Supplied information ->
>> Begin

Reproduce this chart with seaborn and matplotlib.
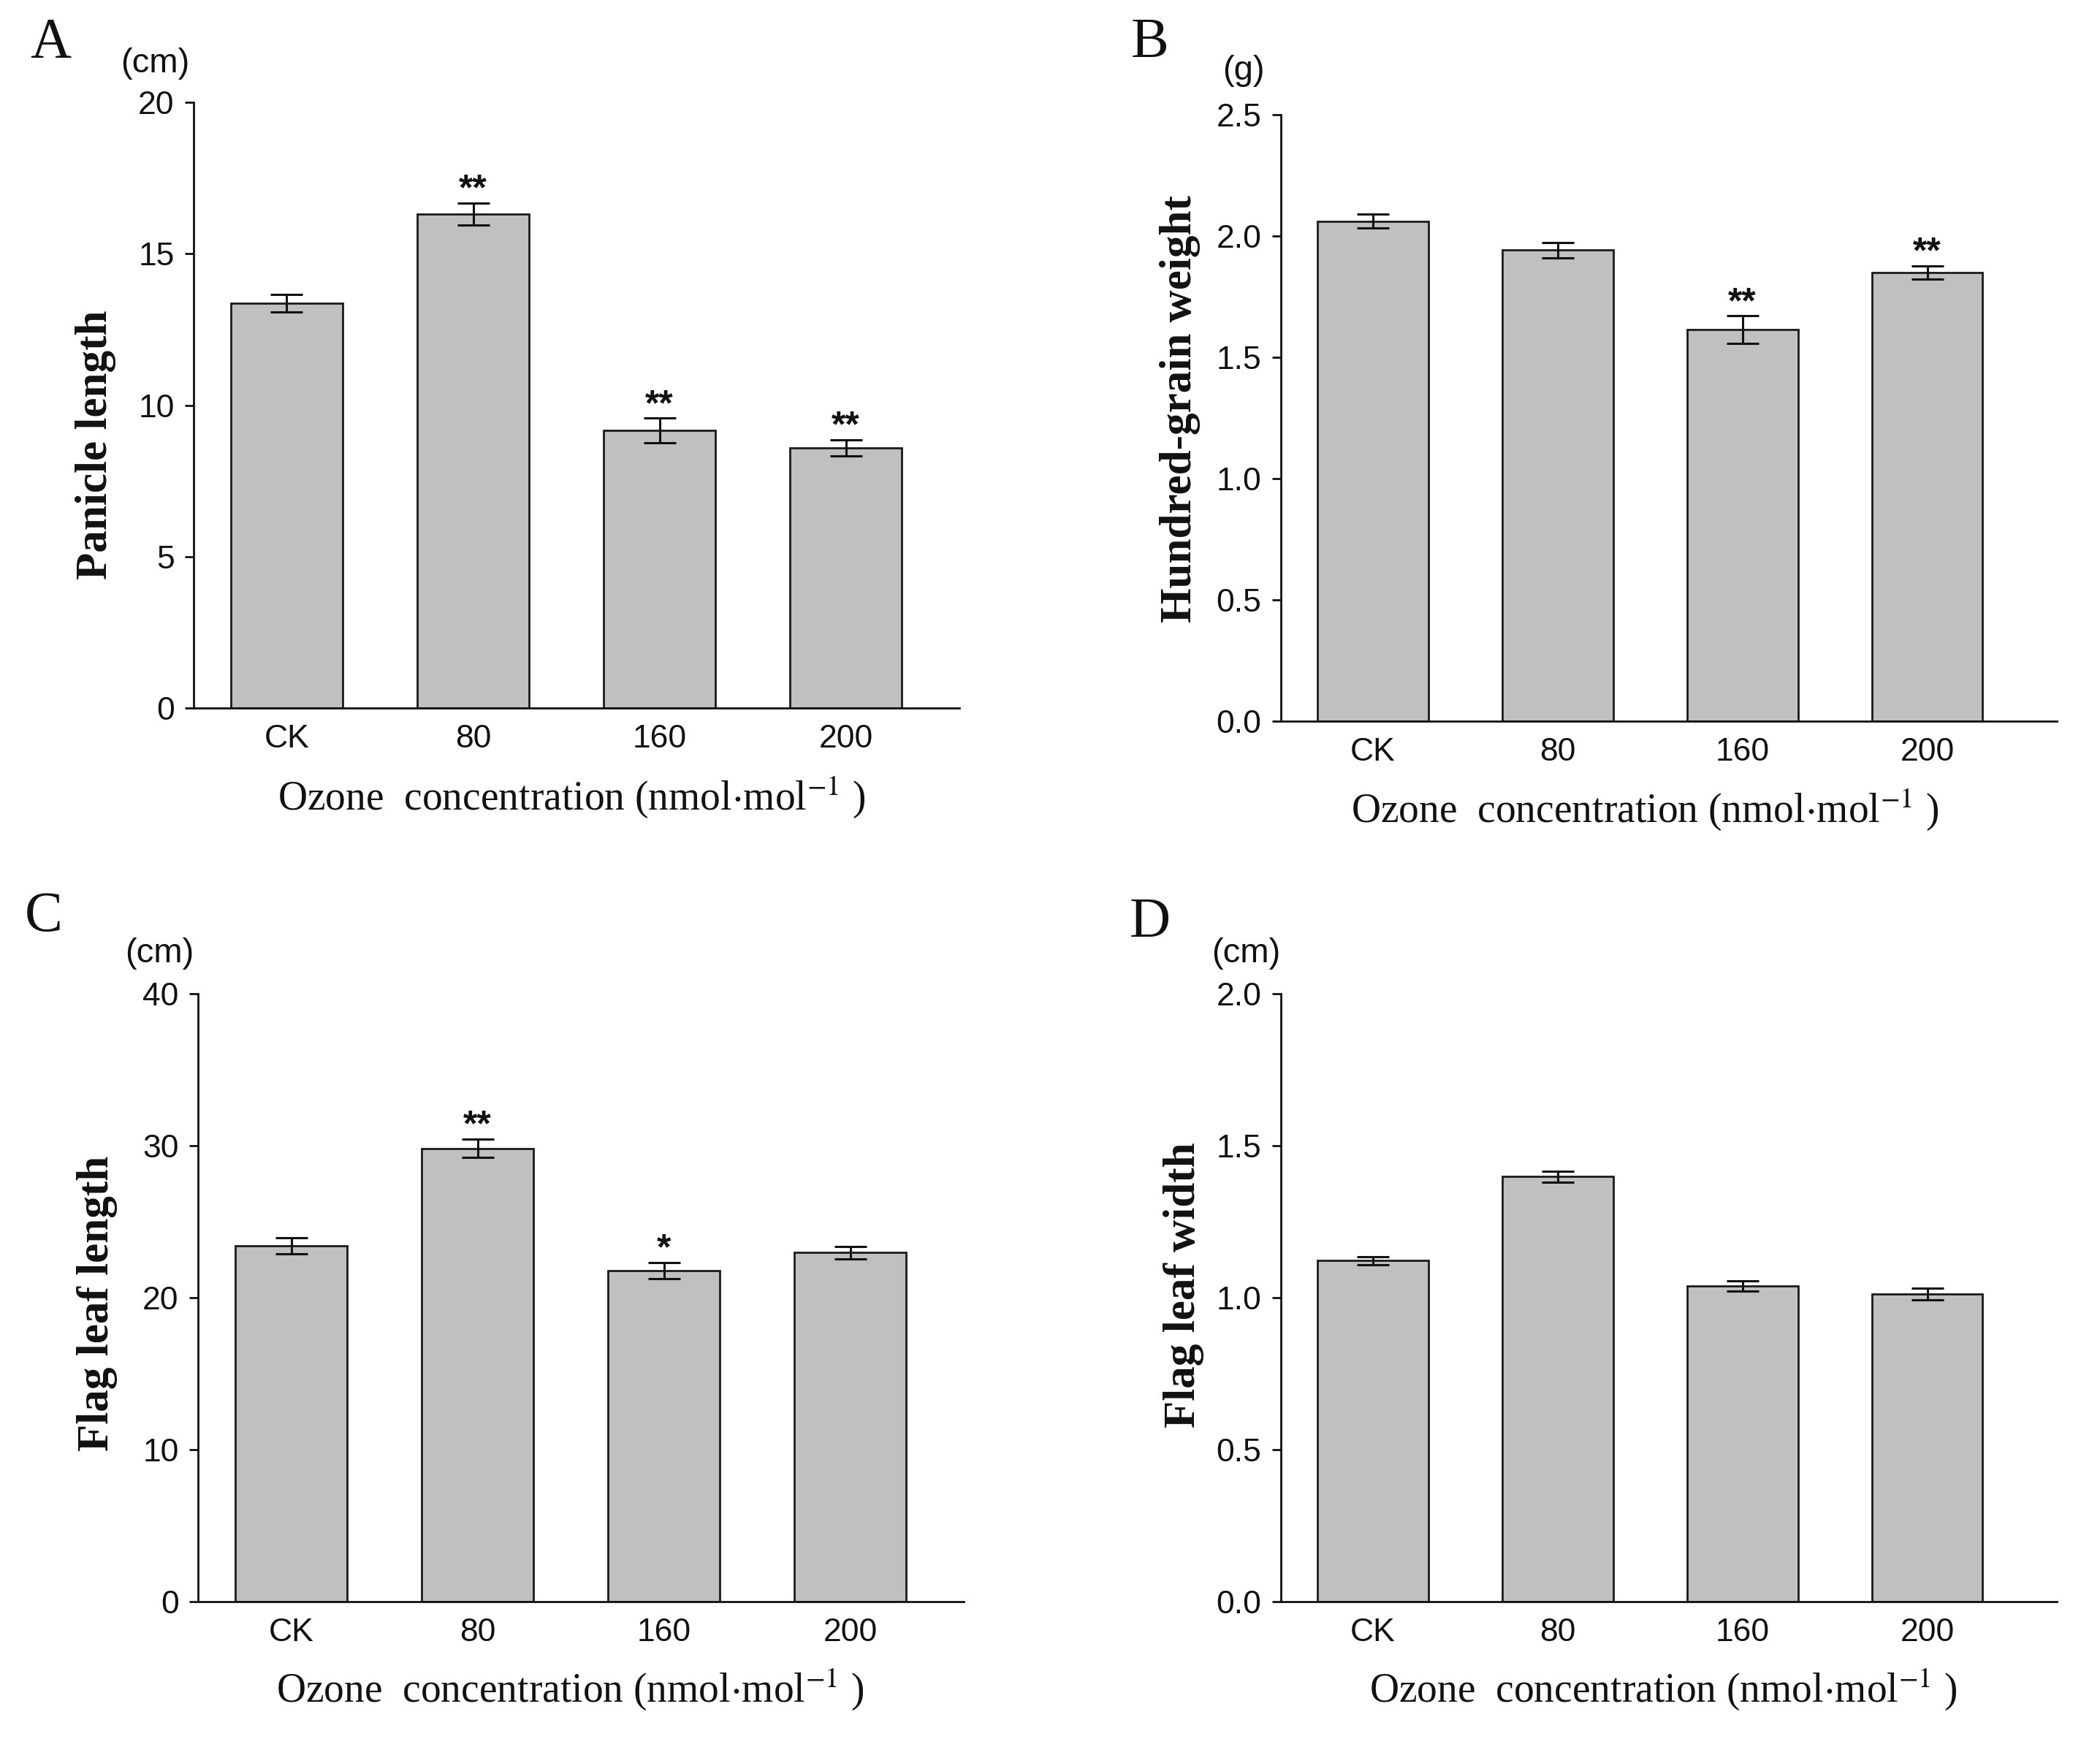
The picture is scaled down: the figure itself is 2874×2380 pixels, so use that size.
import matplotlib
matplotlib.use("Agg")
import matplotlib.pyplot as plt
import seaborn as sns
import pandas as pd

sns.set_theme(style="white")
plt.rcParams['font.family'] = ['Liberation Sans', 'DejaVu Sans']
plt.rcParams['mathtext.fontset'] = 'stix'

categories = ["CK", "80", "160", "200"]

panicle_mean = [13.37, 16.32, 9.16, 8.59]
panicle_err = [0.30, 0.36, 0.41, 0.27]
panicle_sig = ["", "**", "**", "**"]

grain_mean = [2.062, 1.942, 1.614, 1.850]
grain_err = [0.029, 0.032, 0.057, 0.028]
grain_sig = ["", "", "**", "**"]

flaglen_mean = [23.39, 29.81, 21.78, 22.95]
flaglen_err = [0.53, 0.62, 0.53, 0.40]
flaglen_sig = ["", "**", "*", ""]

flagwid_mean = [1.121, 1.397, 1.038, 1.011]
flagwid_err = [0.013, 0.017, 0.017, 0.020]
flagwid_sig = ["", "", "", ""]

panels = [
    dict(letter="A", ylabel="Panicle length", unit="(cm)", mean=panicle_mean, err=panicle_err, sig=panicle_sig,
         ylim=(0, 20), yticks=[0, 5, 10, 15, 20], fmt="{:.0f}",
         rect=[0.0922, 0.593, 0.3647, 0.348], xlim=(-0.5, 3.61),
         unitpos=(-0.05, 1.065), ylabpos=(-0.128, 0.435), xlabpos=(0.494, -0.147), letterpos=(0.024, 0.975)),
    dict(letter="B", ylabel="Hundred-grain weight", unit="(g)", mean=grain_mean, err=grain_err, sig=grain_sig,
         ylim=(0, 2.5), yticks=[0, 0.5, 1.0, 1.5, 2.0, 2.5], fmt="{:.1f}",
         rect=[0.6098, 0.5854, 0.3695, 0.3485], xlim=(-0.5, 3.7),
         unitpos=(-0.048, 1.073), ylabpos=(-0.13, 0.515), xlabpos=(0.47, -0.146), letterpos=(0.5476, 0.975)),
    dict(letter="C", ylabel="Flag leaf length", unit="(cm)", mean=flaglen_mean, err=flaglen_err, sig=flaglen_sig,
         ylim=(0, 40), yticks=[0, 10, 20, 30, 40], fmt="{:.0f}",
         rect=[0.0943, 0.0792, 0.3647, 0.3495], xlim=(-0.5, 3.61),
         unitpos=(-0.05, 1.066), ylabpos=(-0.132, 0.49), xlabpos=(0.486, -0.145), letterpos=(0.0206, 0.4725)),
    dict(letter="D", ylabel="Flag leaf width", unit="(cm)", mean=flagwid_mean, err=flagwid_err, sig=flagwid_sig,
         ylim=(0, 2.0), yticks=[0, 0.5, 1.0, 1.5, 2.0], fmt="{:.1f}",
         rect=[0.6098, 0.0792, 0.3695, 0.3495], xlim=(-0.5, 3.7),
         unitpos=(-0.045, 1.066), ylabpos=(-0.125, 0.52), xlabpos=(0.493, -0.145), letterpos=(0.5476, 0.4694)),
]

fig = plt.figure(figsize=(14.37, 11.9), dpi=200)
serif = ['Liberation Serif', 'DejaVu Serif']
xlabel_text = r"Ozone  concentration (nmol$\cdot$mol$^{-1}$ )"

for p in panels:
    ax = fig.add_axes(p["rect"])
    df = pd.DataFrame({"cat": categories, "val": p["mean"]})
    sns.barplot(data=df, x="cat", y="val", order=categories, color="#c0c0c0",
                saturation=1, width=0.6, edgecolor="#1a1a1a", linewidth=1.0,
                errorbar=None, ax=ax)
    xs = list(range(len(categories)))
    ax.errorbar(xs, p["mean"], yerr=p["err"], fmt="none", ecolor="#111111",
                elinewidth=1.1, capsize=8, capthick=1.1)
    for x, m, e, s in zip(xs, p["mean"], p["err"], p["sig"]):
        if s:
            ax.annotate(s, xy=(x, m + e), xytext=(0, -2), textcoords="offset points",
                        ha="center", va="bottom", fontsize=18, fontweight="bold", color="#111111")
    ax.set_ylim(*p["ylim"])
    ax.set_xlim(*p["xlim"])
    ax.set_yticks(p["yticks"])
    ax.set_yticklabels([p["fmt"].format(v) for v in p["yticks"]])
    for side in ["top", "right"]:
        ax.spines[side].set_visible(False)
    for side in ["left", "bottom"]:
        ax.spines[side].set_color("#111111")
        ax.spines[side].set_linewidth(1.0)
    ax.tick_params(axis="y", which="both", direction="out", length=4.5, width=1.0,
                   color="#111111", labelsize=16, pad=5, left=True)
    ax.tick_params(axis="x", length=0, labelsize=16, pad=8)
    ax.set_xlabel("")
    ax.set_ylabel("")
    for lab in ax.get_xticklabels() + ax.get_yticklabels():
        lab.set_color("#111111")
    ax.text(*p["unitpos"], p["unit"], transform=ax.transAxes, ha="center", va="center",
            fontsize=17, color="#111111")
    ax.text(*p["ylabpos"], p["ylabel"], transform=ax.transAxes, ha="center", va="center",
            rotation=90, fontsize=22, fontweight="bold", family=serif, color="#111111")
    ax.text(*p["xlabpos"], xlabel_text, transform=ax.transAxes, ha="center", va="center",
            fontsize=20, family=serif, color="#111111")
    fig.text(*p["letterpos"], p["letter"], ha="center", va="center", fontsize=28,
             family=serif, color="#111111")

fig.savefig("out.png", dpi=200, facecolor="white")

>> End

Exercise task -> Reproduce the whole listing word for word, setting aside any pictures.

Result of the task ->
Reproduce this chart with seaborn and matplotlib.
The picture is scaled down: the figure itself is 2874×2380 pixels, so use that size.
import matplotlib
matplotlib.use("Agg")
import matplotlib.pyplot as plt
import seaborn as sns
import pandas as pd

sns.set_theme(style="white")
plt.rcParams['font.family'] = ['Liberation Sans', 'DejaVu Sans']
plt.rcParams['mathtext.fontset'] = 'stix'

categories = ["CK", "80", "160", "200"]

panicle_mean = [13.37, 16.32, 9.16, 8.59]
panicle_err = [0.30, 0.36, 0.41, 0.27]
panicle_sig = ["", "**", "**", "**"]

grain_mean = [2.062, 1.942, 1.614, 1.850]
grain_err = [0.029, 0.032, 0.057, 0.028]
grain_sig = ["", "", "**", "**"]

flaglen_mean = [23.39, 29.81, 21.78, 22.95]
flaglen_err = [0.53, 0.62, 0.53, 0.40]
flaglen_sig = ["", "**", "*", ""]

flagwid_mean = [1.121, 1.397, 1.038, 1.011]
flagwid_err = [0.013, 0.017, 0.017, 0.020]
flagwid_sig = ["", "", "", ""]

panels = [
    dict(letter="A", ylabel="Panicle length", unit="(cm)", mean=panicle_mean, err=panicle_err, sig=panicle_sig,
         ylim=(0, 20), yticks=[0, 5, 10, 15, 20], fmt="{:.0f}",
         rect=[0.0922, 0.593, 0.3647, 0.348], xlim=(-0.5, 3.61),
         unitpos=(-0.05, 1.065), ylabpos=(-0.128, 0.435), xlabpos=(0.494, -0.147), letterpos=(0.024, 0.975)),
    dict(letter="B", ylabel="Hundred-grain weight", unit="(g)", mean=grain_mean, err=grain_err, sig=grain_sig,
         ylim=(0, 2.5), yticks=[0, 0.5, 1.0, 1.5, 2.0, 2.5], fmt="{:.1f}",
         rect=[0.6098, 0.5854, 0.3695, 0.3485], xlim=(-0.5, 3.7),
         unitpos=(-0.048, 1.073), ylabpos=(-0.13, 0.515), xlabpos=(0.47, -0.146), letterpos=(0.5476, 0.975)),
    dict(letter="C", ylabel="Flag leaf length", unit="(cm)", mean=flaglen_mean, err=flaglen_err, sig=flaglen_sig,
         ylim=(0, 40), yticks=[0, 10, 20, 30, 40], fmt="{:.0f}",
         rect=[0.0943, 0.0792, 0.3647, 0.3495], xlim=(-0.5, 3.61),
         unitpos=(-0.05, 1.066), ylabpos=(-0.132, 0.49), xlabpos=(0.486, -0.145), letterpos=(0.0206, 0.4725)),
    dict(letter="D", ylabel="Flag leaf width", unit="(cm)", mean=flagwid_mean, err=flagwid_err, sig=flagwid_sig,
         ylim=(0, 2.0), yticks=[0, 0.5, 1.0, 1.5, 2.0], fmt="{:.1f}",
         rect=[0.6098, 0.0792, 0.3695, 0.3495], xlim=(-0.5, 3.7),
         unitpos=(-0.045, 1.066), ylabpos=(-0.125, 0.52), xlabpos=(0.493, -0.145), letterpos=(0.5476, 0.4694)),
]

fig = plt.figure(figsize=(14.37, 11.9), dpi=200)
serif = ['Liberation Serif', 'DejaVu Serif']
xlabel_text = r"Ozone  concentration (nmol$\cdot$mol$^{-1}$ )"

for p in panels:
    ax = fig.add_axes(p["rect"])
    df = pd.DataFrame({"cat": categories, "val": p["mean"]})
    sns.barplot(data=df, x="cat", y="val", order=categories, color="#c0c0c0",
                saturation=1, width=0.6, edgecolor="#1a1a1a", linewidth=1.0,
                errorbar=None, ax=ax)
    xs = list(range(len(categories)))
    ax.errorbar(xs, p["mean"], yerr=p["err"], fmt="none", ecolor="#111111",
                elinewidth=1.1, capsize=8, capthick=1.1)
    for x, m, e, s in zip(xs, p["mean"], p["err"], p["sig"]):
        if s:
            ax.annotate(s, xy=(x, m + e), xytext=(0, -2), textcoords="offset points",
                        ha="center", va="bottom", fontsize=18, fontweight="bold", color="#111111")
    ax.set_ylim(*p["ylim"])
    ax.set_xlim(*p["xlim"])
    ax.set_yticks(p["yticks"])
    ax.set_yticklabels([p["fmt"].format(v) for v in p["yticks"]])
    for side in ["top", "right"]:
        ax.spines[side].set_visible(False)
    for side in ["left", "bottom"]:
        ax.spines[side].set_color("#111111")
        ax.spines[side].set_linewidth(1.0)
    ax.tick_params(axis="y", which="both", direction="out", length=4.5, width=1.0,
                   color="#111111", labelsize=16, pad=5, left=True)
    ax.tick_params(axis="x", length=0, labelsize=16, pad=8)
    ax.set_xlabel("")
    ax.set_ylabel("")
    for lab in ax.get_xticklabels() + ax.get_yticklabels():
        lab.set_color("#111111")
    ax.text(*p["unitpos"], p["unit"], transform=ax.transAxes, ha="center", va="center",
            fontsize=17, color="#111111")
    ax.text(*p["ylabpos"], p["ylabel"], transform=ax.transAxes, ha="center", va="center",
            rotation=90, fontsize=22, fontweight="bold", family=serif, color="#111111")
    ax.text(*p["xlabpos"], xlabel_text, transform=ax.transAxes, ha="center", va="center",
            fontsize=20, family=serif, color="#111111")
    fig.text(*p["letterpos"], p["letter"], ha="center", va="center", fontsize=28,
             family=serif, color="#111111")

fig.savefig("out.png", dpi=200, facecolor="white")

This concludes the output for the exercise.